In 2022, our teams visited 376 schools to interview school leaders and teachers, oversee student and teacher assessments, and carry out classroom observations. This work has given us rich datasets to better understand teaching and learning in Rwandan schools. Drawing on this experience, Data Manager Jean Claude Rukundo and Senior Field Supervisor Tresor Rureshya have put together this best practice guide for collecting data in Rwandan schools.
Approvals are a must
At a minimum, we need approval from the National Institute of Statistics Rwanda, National Commission of Science and Technology, and the Rwanda National Ethics Committee to collect data in schools. But district, sector and school-level approvals are just as important, plus endorsement from the Rwanda Basic Education Board or Ministry of Local Government.

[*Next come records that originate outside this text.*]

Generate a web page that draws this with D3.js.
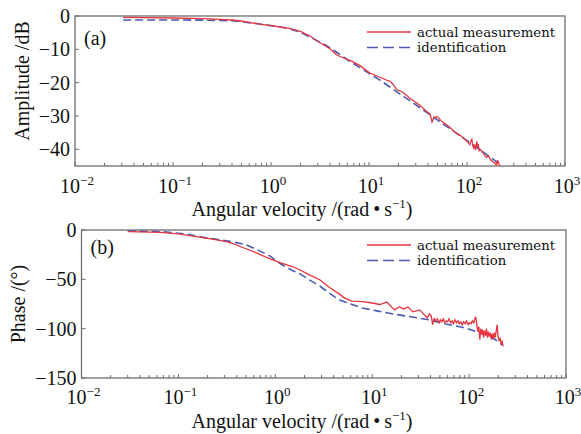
<!DOCTYPE html>
<html>
<head>
<meta charset="utf-8">
<script src="https://cdn.jsdelivr.net/npm/d3@7"></script>
<style>
body { margin: 0; background: #fff; }
text { font-family: "Liberation Serif", "Times New Roman", serif; fill: #111; }
text.legend { font-family: "DejaVu Serif", serif; }
</style>
</head>
<body>
<script>
// ---- data ----
// amplitude, actual measurement
var ampMeasW = [0.031, 0.05, 0.1, 0.2, 0.3, 0.4, 0.5, 0.62, 0.8, 1.0, 1.25, 1.55, 2.0, 2.5, 3.2, 4.0, 4.7, 5.5, 6.5, 8.1,
    10.2, 12.0, 13.5, 15.0, 16.5, 18.0, 19.5, 22.0, 26.0, 28.0, 33.0, 38.0, 42.0, 44.0, 46.0, 50.0, 55.0, 62.0, 68.0, 75.0,
    85.0, 92.0, 100, 104, 107, 110, 112, 115, 117, 120, 122, 124, 126, 128, 130, 133, 136, 142, 150, 158, 165, 175, 185, 195, 200, 204, 208, 213, 218];
var ampMeas = [-0.4, -0.5, -0.6, -0.8, -1.0, -1.2, -1.5, -2.0, -2.5, -2.9, -3.3, -3.7, -4.6, -6.0, -8.1, -9.8, -11.7, -12.6, -13.4, -14.9,
    -17.1, -18.0, -18.6, -19.2, -19.6, -20.9, -22.2, -22.8, -24.6, -25.3, -26.8, -28.4, -29.4, -31.8, -30.4, -30.2, -31.6, -32.6, -33.6, -34.8,
    -35.8, -36.6, -37.6, -38.2, -38.6, -37.4, -37.0, -39.0, -39.6, -38.6, -40.2, -39.2, -37.6, -39.4, -38.4, -40.4, -40.0, -40.6, -41.6, -42.4, -42.0, -43.2, -43.8, -44.2, -44.8, -43.4, -43.6, -44.6, -45.2];
// amplitude, identification
var ampIdW = [0.031, 0.1, 0.2, 0.4, 0.63, 1.0, 1.25, 1.55, 2.0, 2.5, 3.2, 3.6, 4.8, 6.3, 8.0, 10, 12.6, 15.8, 21, 28, 40, 56, 79, 112, 158, 219];
var ampId = [-1.2, -1.2, -1.25, -1.4, -2.1, -2.9, -3.3, -3.9, -4.9, -6.3, -8.0, -8.7, -11.1, -13.5, -15.4, -17.2, -19.0, -21.0, -23.5, -26.0, -29.2, -32.2, -35.3, -38.4, -41.5, -44.6];

// phase, actual measurement
var phMeasW = [0.030, 0.065, 0.1, 0.16, 0.25, 0.32, 0.36, 0.47, 0.63, 0.87, 1.12, 1.5, 1.8, 2.2, 2.9, 3.6, 4.6, 5.2, 6.2, 7.9,
    10, 12, 14.1, 17, 19, 21, 23.4, 26.3, 31, 33, 37, 39, 40.7, 42, 43.5, 45.7, 47, 49, 50.5, 52.5,
    54, 56, 58, 60, 62, 64.6, 67, 69, 71.5, 74, 77, 79, 82, 85, 88, 91, 94, 98, 101, 105,
    108, 112, 115, 117, 120, 123, 126, 129, 132, 135, 138, 141, 144, 148, 151, 155, 158, 162, 166, 170,
    174, 178, 182, 186, 190, 195, 199, 204, 209, 214, 219, 224];
var phMeas = [-1.7, -2.4, -4, -7, -10, -12, -13.5, -18, -23, -29, -33, -37, -40.5, -45, -50.7, -58, -65, -69, -72, -72.5,
    -74, -75.5, -73, -81, -78, -80, -78, -83, -81, -84, -89, -85, -87, -96, -90, -92, -90, -94, -91, -93,
    -90, -94, -92, -93, -90, -94, -92, -95, -91, -94, -92, -95, -93, -96, -93, -95, -92, -96, -94, -95,
    -92, -94, -90, -88, -95, -103, -98, -111, -100, -106, -101, -109, -102, -107, -100, -109, -103, -108, -104, -111,
    -105, -110, -104, -109, -103, -96, -108, -112, -110, -115, -113, -118];
// phase, identification
var phIdW = [0.03, 0.065, 0.12, 0.18, 0.25, 0.34, 0.5, 0.65, 0.87, 1.12, 1.5, 1.8, 2.2, 2.9, 3.6, 4.6, 6, 7.9, 11.2, 17.4, 25, 39, 56, 85, 112, 148, 186, 224];
var phId = [-1, -1.5, -4, -7.5, -9.5, -11.5, -15, -20, -26, -34, -41, -44.5, -50, -57, -64, -71, -75, -79, -82, -85.5, -88, -91, -95, -98.5, -102, -106, -111, -117];

var xExponents = [-2, -1, 0, 1, 2, 3];
var ampTicks = [0, -10, -20, -30, -40];
var phTicks = [0, -50, -100, -150];
var seriesNames = ["actual measurement", "identification"];

var red = "#e8343f";
var blue = "#4a5cb2";
var axisColor = "#6e6e6e";

var svg = d3.select("body").append("svg")
    .attr("width", 581)
    .attr("height", 434);

function zip(w, v) {
    return w.map((d, i) => [d, v[i]]);
}

function drawPanel(p) {
    let x = d3.scaleLog().domain([0.01, 1000]).range([p.left, p.right]);
    let y = d3.scaleLinear().domain(p.yDomain).range([p.bottom, p.top]);
    let g = svg.append("g");

    let clipId = "clip" + p.tag;
    g.append("clipPath").attr("id", clipId)
        .append("rect")
        .attr("x", p.left).attr("y", p.top)
        .attr("width", p.right - p.left).attr("height", p.bottom - p.top);

    // frame
    g.append("rect")
        .attr("x", p.left).attr("y", p.top)
        .attr("width", p.right - p.left).attr("height", p.bottom - p.top)
        .attr("fill", "none")
        .attr("stroke", axisColor)
        .attr("stroke-width", 1.3);

    // x ticks (inside, bottom)
    let xt = x.ticks();
    g.selectAll(".xt").data(xt).enter().append("line")
        .attr("x1", (d) => x(d)).attr("x2", (d) => x(d))
        .attr("y1", p.bottom)
        .attr("y2", (d) => {
            let major = Math.abs(Math.log10(d) - Math.round(Math.log10(d))) < 1e-9;
            return p.bottom - (major ? 4 : 3);
        })
        .attr("stroke", axisColor).attr("stroke-width", 1);

    // x tick labels 10^n
    let xl = g.selectAll(".xl").data(xExponents).enter().append("text")
        .attr("x", (d) => x(Math.pow(10, d)) + 2)
        .attr("y", p.bottom + p.xLabelOffset)
        .attr("text-anchor", "middle")
        .style("font-size", "20px");
    xl.append("tspan").text("10");
    xl.append("tspan")
        .attr("dy", -8)
        .style("font-size", "13px")
        .text((d) => d3.format("d")(d));

    // y ticks (inside, left)
    g.selectAll(".yt").data(p.yTicks).enter().append("line")
        .attr("x1", p.left).attr("x2", p.left + 4)
        .attr("y1", (d) => y(d)).attr("y2", (d) => y(d))
        .attr("stroke", axisColor).attr("stroke-width", 1);

    g.selectAll(".yl").data(p.yTicks).enter().append("text")
        .attr("x", p.left - 5)
        .attr("y", (d) => y(d) + 7)
        .attr("text-anchor", "end")
        .style("font-size", "20px")
        .text((d) => d3.format("d")(d));

    // axis titles
    let xTitle = g.append("text")
        .attr("x", 302)
        .attr("y", p.xTitleY)
        .attr("text-anchor", "middle")
        .style("font-size", "20px");
    xTitle.append("tspan").text("Angular velocity /(rad\u2009\u2022\u2009s");
    xTitle.append("tspan").attr("dy", -8).style("font-size", "13px").text("\u22121");
    xTitle.append("tspan").attr("dy", 8).text(")");

    g.append("text")
        .attr("transform", "translate(" + p.yTitleX + "," + p.yTitleY + ") rotate(-90)")
        .attr("text-anchor", "middle")
        .style("font-size", "20px")
        .text(p.yTitle);

    // panel tag
    g.append("text")
        .attr("x", p.left + 9)
        .attr("y", p.top + p.tagDy)
        .style("font-size", "20px")
        .text("(" + p.tag + ")");

    // curves
    let line = d3.line()
        .x((d) => x(d[0]))
        .y((d) => y(d[1]));

    g.append("path")
        .datum(zip(p.idW, p.idV))
        .attr("d", line)
        .attr("clip-path", "url(#" + clipId + ")")
        .attr("fill", "none")
        .attr("stroke", blue)
        .attr("stroke-width", 1.6)
        .attr("stroke-dasharray", "8,4");

    g.append("path")
        .datum(zip(p.measW, p.measV))
        .attr("d", line)
        .attr("clip-path", "url(#" + clipId + ")")
        .attr("fill", "none")
        .attr("stroke", red)
        .attr("stroke-width", 1.3);

    // legend
    let lg = g.append("g");
    let ly = [p.legendY, p.legendY + 15.5];
    lg.append("line")
        .attr("x1", 367).attr("x2", 411)
        .attr("y1", ly[0]).attr("y2", ly[0])
        .attr("stroke", red).attr("stroke-width", 1.4);
    lg.append("line")
        .attr("x1", 367).attr("x2", 412)
        .attr("y1", ly[1]).attr("y2", ly[1])
        .attr("stroke", blue).attr("stroke-width", 1.6)
        .attr("stroke-dasharray", "11,5");
    lg.selectAll("text").data(seriesNames).enter().append("text")
        .attr("class", "legend")
        .attr("x", 417)
        .attr("y", (d, i) => ly[i] + 4.5)
        .style("font-size", "13.3px")
        .text((d) => d);
}

drawPanel({
    tag: "a",
    left: 75, right: 565, top: 16, bottom: 166,
    yDomain: [-45, 0], yTicks: ampTicks,
    yTitle: "Amplitude /dB", yTitleX: 29, yTitleY: 81,
    xLabelOffset: 27, xTitleY: 216, tagDy: 29,
    legendY: 32,
    measW: ampMeasW, measV: ampMeas, idW: ampIdW, idV: ampId
});

drawPanel({
    tag: "b",
    left: 81.5, right: 566, top: 230, bottom: 378,
    yDomain: [-150, 0], yTicks: phTicks,
    yTitle: "Phase /(\u00b0)", yTitleX: 25, yTitleY: 304,
    xLabelOffset: 26, xTitleY: 428, tagDy: 24,
    legendY: 245,
    measW: phMeasW, measV: phMeas, idW: phIdW, idV: phId
});
</script>
</body>
</html>
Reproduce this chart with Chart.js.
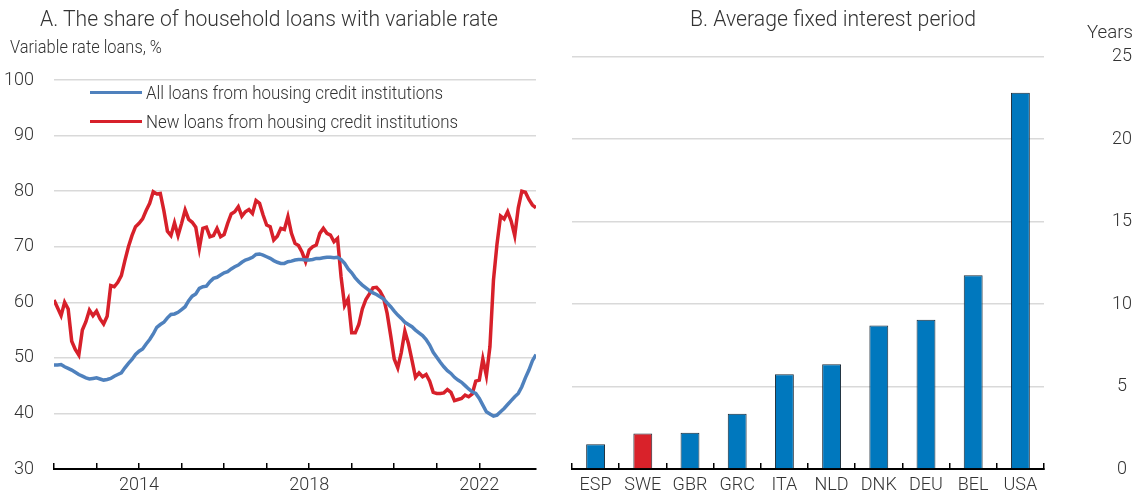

The school leader generally consents to the school’s participation, but consent from teachers and students is also critical. If we are asking students personal questions, we need consent from their parents as well.
Understand the academic calendar
The school calendar is announced a few weeks before lessons begin. The school year recently shifted in 2021, with teaching taking place from September to June. It’s best to wait until the school calendar has been released before finalizing plans.
We also don’t send the teams at the start of term – we give a few weeks for schools to settle in before starting fieldwork. In the first week, we usually send teams to obtain local approvals.
Depending on the activity, we call the school leaders a few days before to confirm the class timetables. In some cases, the school changes the timetable at the last minute which can affect our activities. You don’t want to send enumerators for classroom observations when there’s no class scheduled for the subject you want to observe.
There are also certain periods of the year when data collection isn’t recommended, such as exam and revision periods. Students are busy at this time and we don’t want to disrupt them.
A secondary school visited in 2022
Work with the school timetable and send a small team
In Rwandan secondary schools, teaching periods are 40 minutes long. If a questionnaire takes an hour to complete, this means you’ll take two periods from a teacher. Teachers have told us that this makes it difficult for them to complete their daily lesson plans so we do our best to tailor assessments to the timetable. Sending a smaller team that spends more time at the school helps both the team and school better rearrange planned research activities.
Currently the school timetable is from 7am to 5pm. To avoid a situation where students are kept at school late, don’t put assessments in the afternoon or at lunchtime – no one will be focused then. It’s best to do these in the morning when students are fresh. For classroom observations, we aim for a mix of morning and afternoon observations to understand what teaching and learning look like at different times of day.
On the other hand, it’s good to give teachers autonomy to do assessments in their own time, usually in private. When you ask them to do assessments during class, students think the teacher is being evaluated, which isn’t the intention.
Take culture into consideration
In rural areas, especially those near the border with other countries, students might speak different languages or dialects. Sometimes this might cause students to be shy. When travelling to these regions, we need to understand which terms might be understood differently. For example, the Kinyarwanda word for “dog” is “imbwa”, but in some regional dialects it is called “impigi”.
During the pilot, we always try to include parts of the country with different dialects so that we can adjust ahead of time to fit the local dialect. We also try to select enumerators with some teaching experience since they are skilled at building rapport with students and explaining tasks. This helps a lot, because sometimes students fail to do the assessments right because they didn’t understand the explanation.
Share findings with teachers
Some research projects we work on, such as Leaders in Teaching, involve visiting the same schools at several time periods. This provides researchers with a rich dataset, but it takes a lot of time from teachers, school leaders and students.
Teachers ask us: We have answered your questions so many times, what is the outcome? How am I benefitting from this?
This year, with support from the UK Economic and Social Research Council and the REAL Centre at the University of Cambridge, we were able to give each teacher and school leader involved in the research a Kinyarwanda summary of the research findings.
We found that participants were happy to receive this information. Sharing the findings reassured them that the study wasn’t about assessing their performance; and that they were contributing to research that aims to strengthen the country’s education system.
Our experiences have taught us that flexibility, communication, and respect are key when conducting data collection in schools for the benefit of everyone involved.